FOR 12 months Lachlan Fraser has been much more than Marysville's doctor. Dr Fraser has captured the mood of this town of mixed emotions.

And he did it again yesterday.

As 800 survivors and supporters gathered for a minute's silence, Dr Fraser pulled off the yellow wristband he had worn for most of the past year.

The band, bearing the Marysville name, had been his personal symbol of the challenges faced by the physically and emotionally flattened community.

"I'll put it somewhere nice," he said.

It was the good doctor's way of saying he was ready to move on; that it was time for the town to move into a new phase.

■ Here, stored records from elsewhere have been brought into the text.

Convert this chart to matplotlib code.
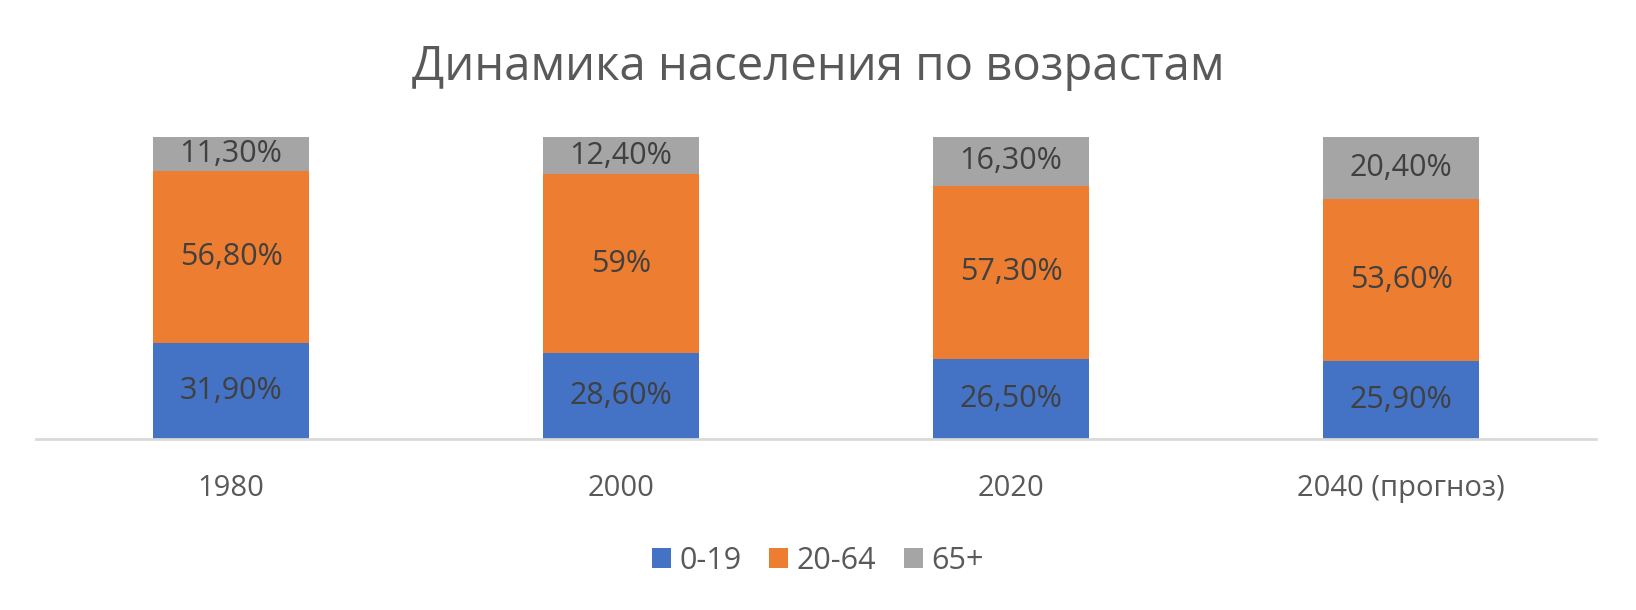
import numpy as np
import matplotlib.pyplot as plt
from matplotlib.patches import Patch

plt.rcParams['font.family'] = ['Open Sans', 'DejaVu Sans']

years = ['1980', '2000', '2020', '2040 (прогноз)']
age_groups = ['0-19', '20-64', '65+']
young = [31.9, 28.6, 26.5, 25.9]
working = [56.8, 59.0, 57.3, 53.6]
old = [11.3, 12.4, 16.3, 20.4]
colors = ['#4472C4', '#ED7D31', '#A5A5A5']


def fmt(v):
    # Excel-style percent labels with comma decimal
    if float(v).is_integer():
        return f"{int(v)}%"
    return f"{v:.2f}%".replace('.', ',')


fig = plt.figure(figsize=(16.36, 6.10), dpi=100)
ax = fig.add_axes([0.022, 0.2803, 0.9536, 0.4951])

x = np.arange(len(years))
bottom = np.zeros(len(years))
for series, color in zip([young, working, old], colors):
    vals = np.array(series)
    ax.bar(x, vals, width=0.4, bottom=bottom, color=color)
    for xi, b, v in zip(x, bottom, vals):
        ax.text(xi, b + v / 2, fmt(v), ha='center', va='center',
                fontsize=22, color='#404040')
    bottom = bottom + vals

ax.set_xlim(-0.5, len(years) - 0.5)
ax.set_ylim(0, 100)
ax.set_yticks([])
ax.set_xticks(x)
ax.set_xticklabels(years, fontsize=21, color='#595959')
ax.tick_params(axis='x', length=0, pad=25)
for s in ['top', 'right', 'left']:
    ax.spines[s].set_visible(False)
ax.spines['bottom'].set_color('#D9D9D9')
ax.spines['bottom'].set_linewidth(2)

fig.suptitle('Динамика населения по возрастам', x=0.5, y=0.89,
             fontsize=34, color='#595959', va='center')

handles = [Patch(facecolor=c, edgecolor='none') for c in colors]
fig.legend(handles, age_groups, loc='center', bbox_to_anchor=(0.5, 0.0803),
           ncol=3, frameon=False, fontsize=22, labelcolor='#595959',
           handlelength=0.62, handleheight=0.62, handletextpad=0.28,
           columnspacing=0.9)

fig.savefig('out.png', dpi=100)
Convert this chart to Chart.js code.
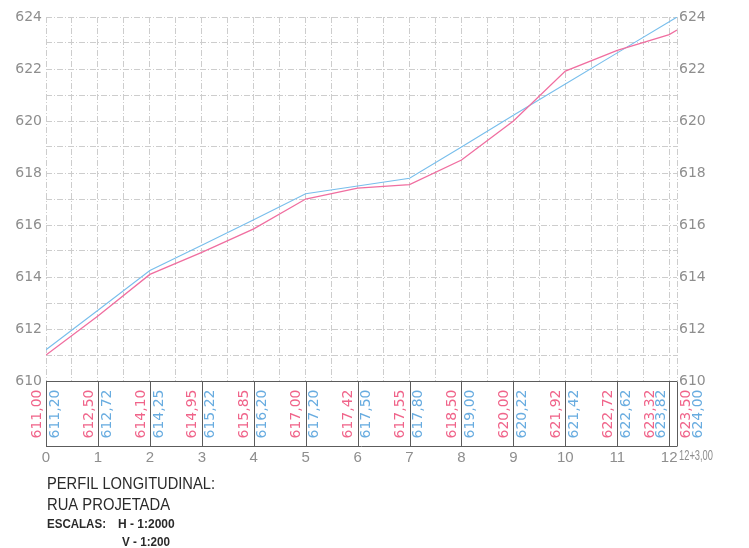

"I can tell you it has a heart; it's going strong," he said of Marysville.

Dr Fraser, a long-distance runner, was just one among many yesterday who made their way to the oval at Gallipoli Park to remember Marysville's 34 dead and pray for the survivors.

About 500 people sat in chairs under the shade for the best part of two hours yesterday. The rest stood.

The memorial service was as country Australian as it was poignant and respectful.

Among the gathering were two dingoes, a couple of chestnut horses, a tiny Spiderman and as many in thongs as there were in suits.

There were a few laughs but the prevailing feeling, 365 days later, was still disbelief.

Rod Liesfield lost his wife Elizabeth and teenage sons James and Matthew.

"Losing someone you love is horrible," he told the mourners.

"There's no way around it. You just have to go straight through the middle of the experience and pray that you come out the other side."

Joy, he said, would come in the morning.

"But first there is the night."

An erudite man, he spoke to man, woman and child, when he told of his loss: "I miss them heaps."

Before the fires came, Marysville was a picturesque tourist town with a strong economy and a self-confidence that comes with success.

Yesterday, there were physical signs that it may come back, but no-one is deluding themselves. This is a long-term project.

Outside town, on a dusty track surrounded by blackened trees dressed in green regrowth, adults and children could be seen walking through the Marysville cemetery.

A child threw petals on one of the graves, near where the Liesfields are buried.

The Black Saturday victims may be gone.

But if yesterday is anything to go by, they will never be forgotten.